The question then becomes, since the medical board has disciplinary authority over medical doctors and may “limit, revoke, or suspend a license or certificate to practice or certificate to recommend, refuse to issue a license or certificate, refuse to renew a license or certificate, refuse to reinstate a license or certificate, or reprimand or place on probation the holder of a license or certificate * * *” R.C. 4731.22(B). Among the reasons listed for exercising the authority to impose such sanctions is the “[f]ailure to cooperate in an investigation” and the “failure to answer truthfully a question presented by the board in an investigative interview * * *.” R.C. 4731.22(B)(34).

The issue now becomes – “is this a form of coercion requiring Garrity protection”? The Ohio Supreme Court on December 31, 2020 concluded that “the state’s threat to impose a legal penalty for the failure to give truthful responses in a state-medical-board investigation is coercive. This threat puts a medical doctor in the position of having to choose between two rights: the property right in the medical license or the privilege against self-incrimination.”
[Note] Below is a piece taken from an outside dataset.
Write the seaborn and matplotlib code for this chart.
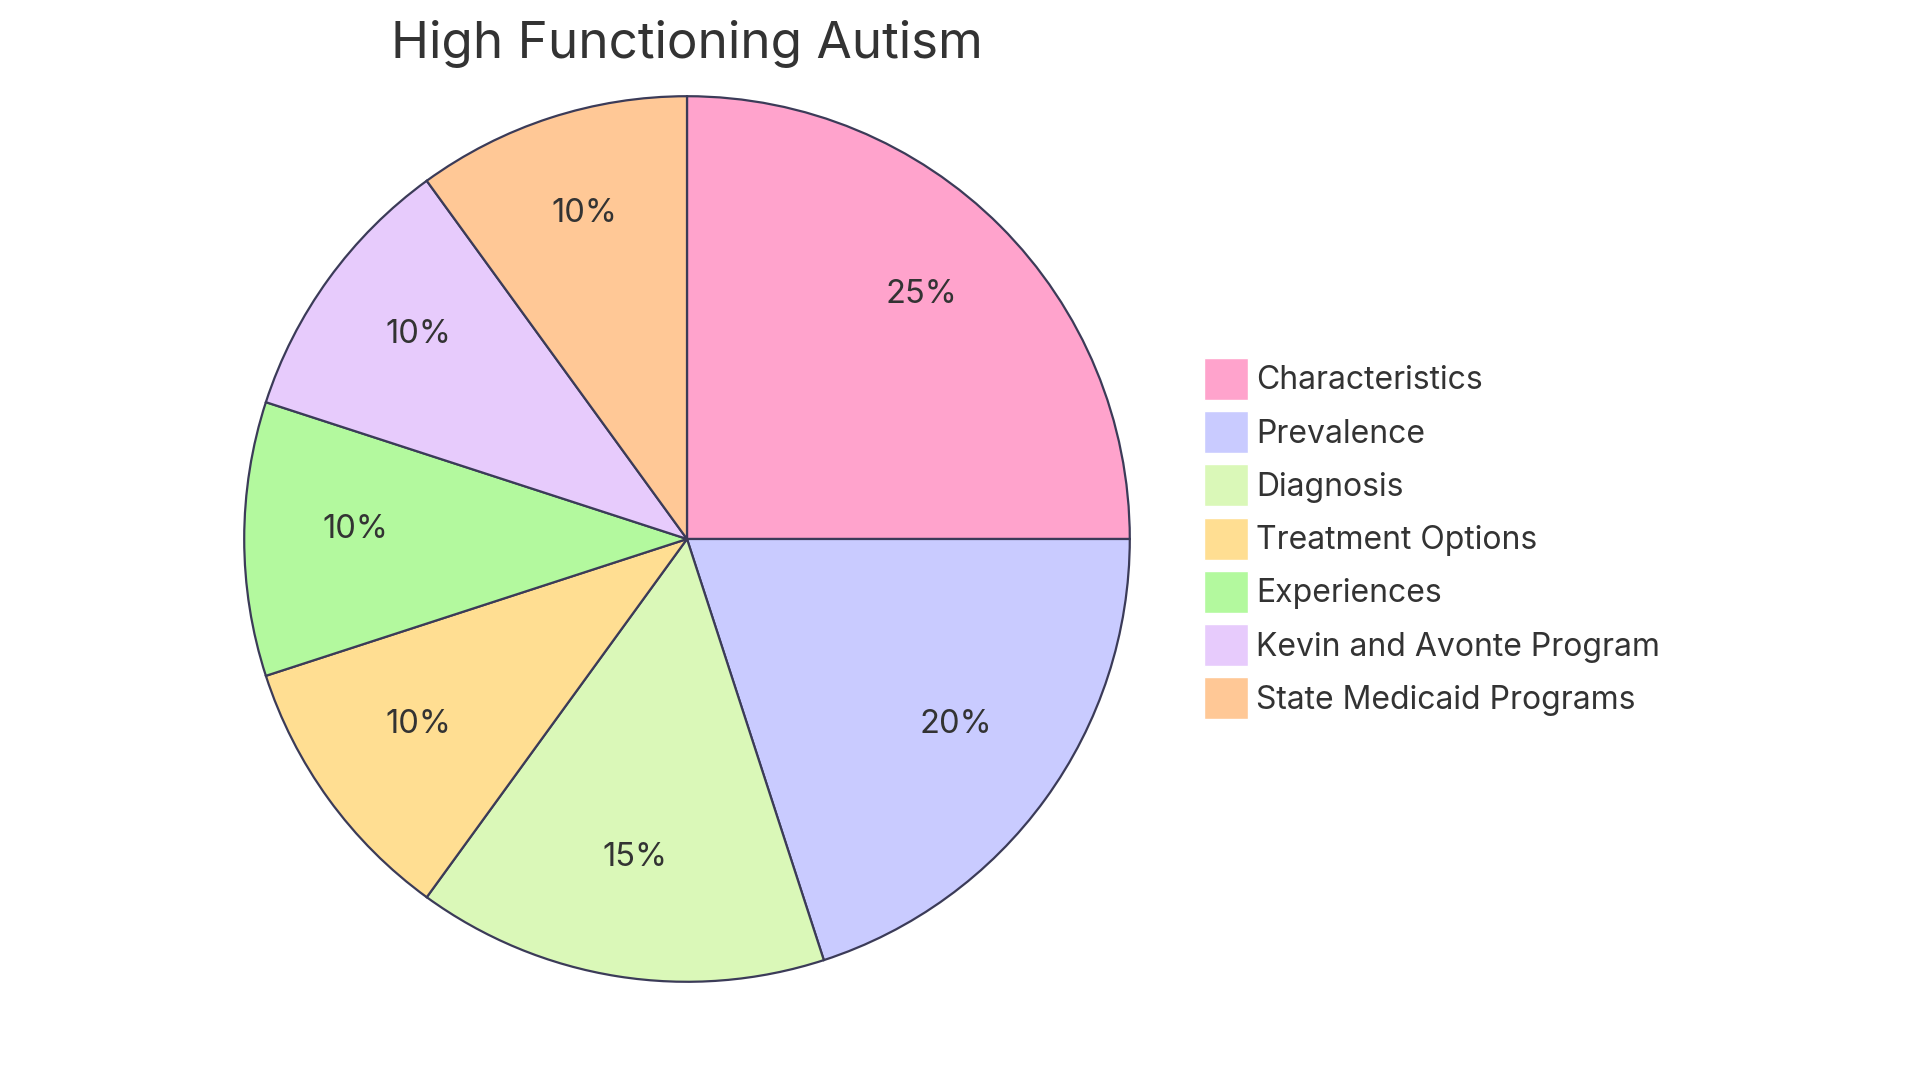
import matplotlib
matplotlib.use("Agg")
import matplotlib.pyplot as plt
import seaborn as sns

sns.set_theme(style="white")
plt.rcParams['font.family'] = ['Inter', 'DejaVu Sans']

categories = ["Characteristics", "Prevalence", "Diagnosis", "Treatment Options",
              "Experiences", "Kevin and Avonte Program", "State Medicaid Programs"]
values = [25, 20, 15, 10, 10, 10, 10]
colors = ["#FFA3CC", "#C9CBFF", "#DAF8B8", "#FFDE92", "#B3F99E", "#E7CBFC", "#FFC896"]
title = "High Functioning Autism"

fig = plt.figure(figsize=(19.2, 10.8), dpi=100)
fig.patch.set_facecolor("white")
ax = fig.add_axes([242/1920, 96/1080, 890/1920, 890/1080])
wedges, texts, autotexts = ax.pie(
    values, colors=colors, startangle=90, counterclock=False,
    autopct=lambda p: f"{p:.0f}%", pctdistance=0.75, radius=1,
    wedgeprops=dict(edgecolor="#3b3b58", linewidth=1.6),
    textprops=dict(color="#333333", fontsize=23.5))
for t in autotexts:
    x, y = t.get_position()
    t.set_position((x, y + 0.022))
ax.set_xlim(-1.005, 1.005)
ax.set_ylim(-1.005, 1.005)
ax.set_aspect("equal")
ax.axis("off")

fig.text(687/1920, 1 - 44/1080, title, ha="center", va="center",
         fontsize=36.8, color="#333333")

leg = fig.legend(wedges, categories, loc="upper left",
                 bbox_to_anchor=(1191/1920, 1 - 345/1080), frameon=False,
                 fontsize=23, handlelength=1.38, handleheight=1.65,
                 labelspacing=0.35, handletextpad=0.25, borderaxespad=0)
for t in leg.get_texts():
    t.set_color("#333333")
for h in leg.legend_handles:
    h.set_edgecolor("white")
    h.set_linewidth(1)

fig.savefig("out.png", dpi=100, facecolor="white")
However, the next twist is very subtle. What about when the doctor under investigation has not been “expressly confronted * * * with the inescapable choice of either making an incriminatory statement or being fired,” State v. Graham, 136 Ohio St.3d 125, 2013-Ohio-2114, 991 N.E.2d 1116, ¶ 23.

When incriminating statements are not coerced by the direct threat of job termination in Ohio, the Ohio Supreme Court will apply an “objectively reasonable” “subjective belief” test. Id. Under that test, statements are compelled by threat of discharge if (1) a person subjectively believed that asserting the privilege would lead to discharge and (2) that belief was objectively reasonable under the circumstances.
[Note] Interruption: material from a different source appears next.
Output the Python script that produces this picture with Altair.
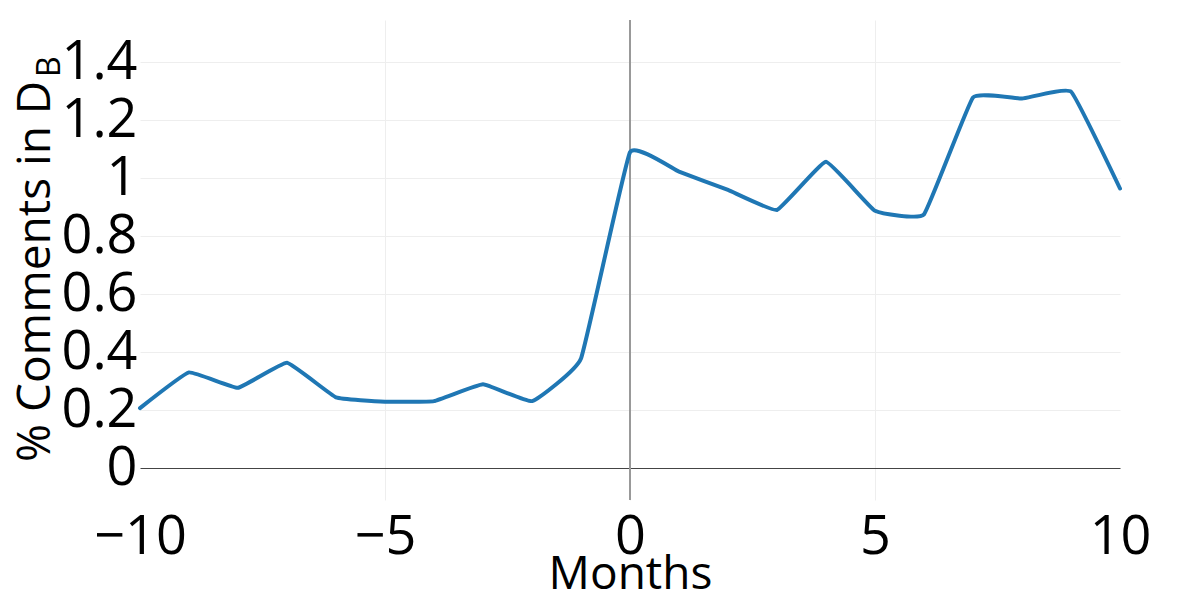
import altair as alt
import pandas as pd

# ---- data ----
months = list(range(-10, 11))
pct = [0.207, 0.330, 0.277, 0.363, 0.244, 0.229, 0.231, 0.289, 0.231, 0.378,
       1.089, 1.022, 0.959, 0.890, 1.056, 0.887, 0.875, 1.278, 1.274, 1.298, 0.964]
x_ticks = [-10, -5, 0, 5, 10]
y_ticks = [0, 0.2, 0.4, 0.6, 0.8, 1.0, 1.2, 1.4]
x_title = "Months"
y_title = "% Comments in D"
y_title_sub = "B"
event_month = [0]

df = pd.DataFrame({"month": months, "pct": pct})
ref_df = pd.DataFrame({"month": event_month})
ytitle_df = pd.DataFrame({"t": [y_title]})
ysub_df = pd.DataFrame({"t": [y_title_sub]})

FONT = "Open Sans"

x_scale = alt.Scale(domain=[-10, 10], nice=False, zero=False)
y_scale = alt.Scale(domain=[-0.11, 1.545], nice=False, zero=False)

x_axis = alt.Axis(
    values=x_ticks, title=x_title, domain=False, ticks=False,
    labelFontSize=54, labelPadding=10, labelColor="#000", labelFlush=False,
    labelOverlap=False, labelFont=FONT,
    grid=True,
    gridColor={"condition": {"test": "abs(datum.value) >= 10", "value": "transparent"},
               "value": "#eeeeee"},
    gridWidth=1,
    titleFontSize=46, titleFontWeight="normal", titleColor="#000", titleFont=FONT,
    titleY=88, titleBaseline="alphabetic",
)

y_axis = alt.Axis(
    values=y_ticks, title=None, domain=False, ticks=False, format=".1~f",
    labelFontSize=54, labelPadding=3, labelColor="#000", labelFlush=False,
    labelOverlap=False, labelFont=FONT,
    grid=True,
    gridColor={"condition": {"test": "datum.value == 0", "value": "#444444"},
               "value": "#eeeeee"},
    gridWidth=1,
)

base_x = alt.X("month:Q", scale=x_scale, axis=x_axis)

rule = alt.Chart(ref_df).mark_rule(color="#999999", strokeWidth=2).encode(
    x=alt.X("month:Q", scale=x_scale)
)

line = alt.Chart(df).mark_line(
    color="#1f77b4", strokeWidth=4, interpolate="cardinal", tension=0.7,
    strokeJoin="round", strokeCap="round"
).encode(
    x=base_x,
    y=alt.Y("pct:Q", scale=y_scale, axis=y_axis),
)

ytext = alt.Chart(ytitle_df).mark_text(
    angle=270, align="left", baseline="alphabetic", fontSize=46, font=FONT, color="#000"
).encode(text="t:N", x=alt.value(-90), y=alt.value(442))

ysub = alt.Chart(ysub_df).mark_text(
    angle=270, align="left", baseline="alphabetic", fontSize=32, font=FONT, color="#000"
).encode(text="t:N", x=alt.value(-80), y=alt.value(57))

chart = alt.layer(rule, line, ytext, ysub).properties(
    width=980, height=480, autosize="none",
    padding={"left": 132, "top": 12, "right": 72, "bottom": 92},
).configure(font=FONT, background="white").configure_view(stroke=None)

chart.save("out.html", embed_options={"renderer": "svg", "actions": False})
Dr. Gideon did not do enough to convince the Court that he believed he would lose his medical license if he failed to cooperate with the interview. While Dr. Gideon testified that he subjectively believed that he would “be penalized” with the loss of his medical license if he did not answer questions posed by the medical-board investigator, his belief was not objectively reasonable. Doctors (and other licensees) must show “some demonstrable coercive action by the state beyond ‘[t]he general directive to cooperate.’ ”

Dr. Gideon did not establish through evidence that coercive action by the medical-board investigator had occurred. The trial court found no evidence that the medical-board investigator informed Gideon that “he must waive his rights against self-incrimination or subject himself to discharge or revocation of his license.”

And neither Gideon nor the investigator mentioned during the interview anything that suggested Gideon could lose his medical license if he refused to comply with the investigator’s questioning. Besides the lack of evidence showing that Gideon had an objectively reasonable basis for believing that he could lose his medical license, the trial court correctly found that R.C. 4731.22(B), which requires a doctor’s cooperation in an investigation, does not subject that doctor “to an automatic suspension or revocation” of a license should the doctor exercise the right to remain silent.

The discipline is not automatic. It requires the affirmative vote of “not fewer than six” medical-board members to impose discipline for one of the reasons listed in R.C. 4731.22(B). And even when the medical board determines that a doctor has committed a violation, revocation of a medical license is not a required sanction—it is one of several sanctions available to the board. See R.C. 4731.22(B). In Gideon’s case, there was no direct threat of discipline for failure to cooperate; he faced only the possibility of discipline.

Under this case, it is now unequivocal that a doctor, nurse, lawyer or other state licensee must retain legal counsel before speaking to any government investigator.